Start with your own domain's authentication setup. If your SPF record isn't current, if your DKIM keys haven't rotated recently, or if your DMARC policy is still sitting at p=none, fix those first. You can't credibly analyze inbound email header data for spoofing if your own outbound authentication is broken. The email verification process and sender authentication are two sides of the same deliverability coin.

Train your team to forward suspicious emails as attachments, not inline, so the email header data is preserved. A forwarded email loses most of its original header information. Security teams need the raw message header to do meaningful analysis.

Forward Suspicious Emails as Attachments Best practice: Forward suspicious messages as attachments to preserve original headers.

Build a short checklist for anyone reporting suspicious email:

  1. Forward the message as an attachment to your security team.
  2. Note the visible From address and what action the email requested.
  3. Do not click links or open attachments before the email header is reviewed.

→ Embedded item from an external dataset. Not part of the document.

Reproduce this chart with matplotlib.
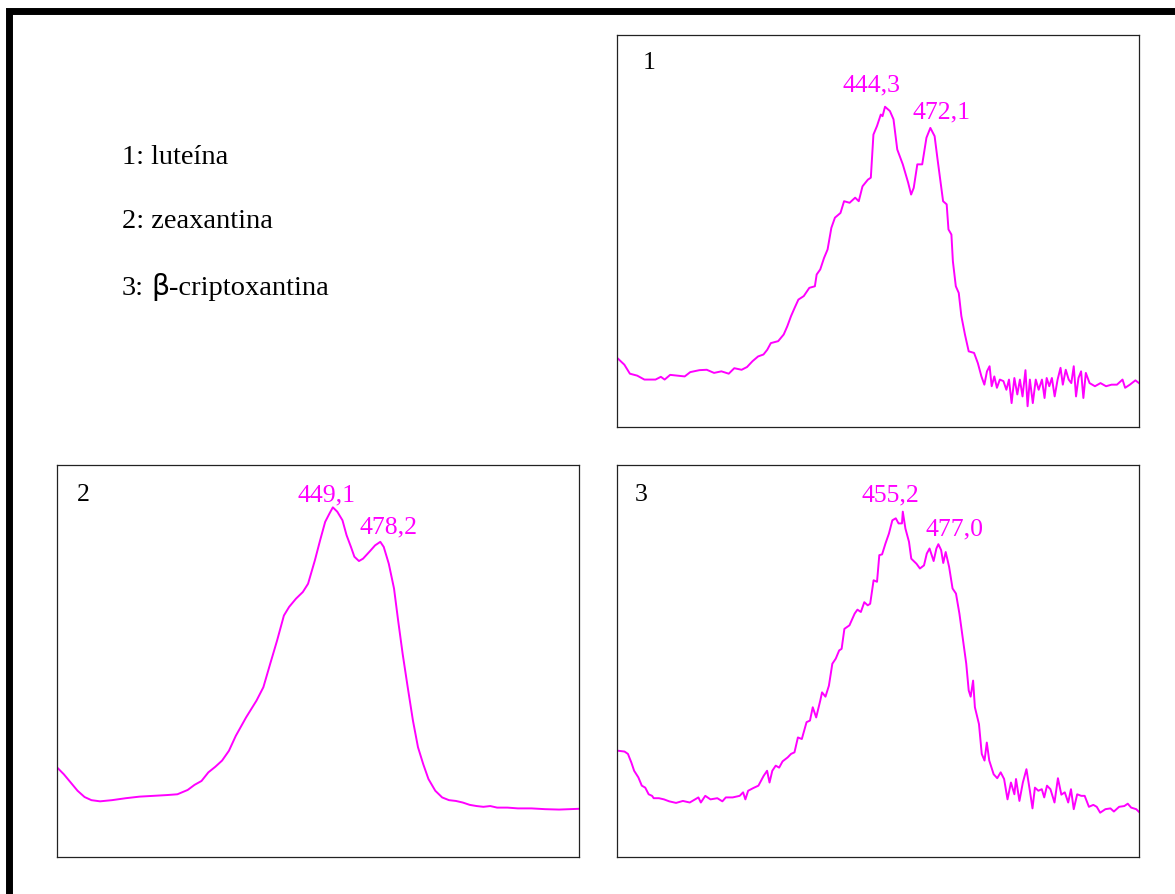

At the organizational level, DMARC reporting deserves a dedicated review process. DMARC aggregate reports (delivered as XML to your reporting address) show every source sending email that claims your domain. Any source you don't recognize is either a misconfigured internal system or someone actively spoofing you. Regular review of those reports is the fastest way to catch spoofing campaigns targeting your brand.

The email deliverability factors that affect inbox placement are directly tied to how receiving servers interpret your email header data. Solid SPF, DKIM, and DMARC records don't just protect against phishing; they also improve deliverability for your legitimate sends.

Email header analysis won't stop every attack. But it closes the gaps that attackers count on staying open. Start with proper authentication, use an email header analyzer tool for triage, and build forensic review into your incident response process. That combination is more effective than any single security tool working alone.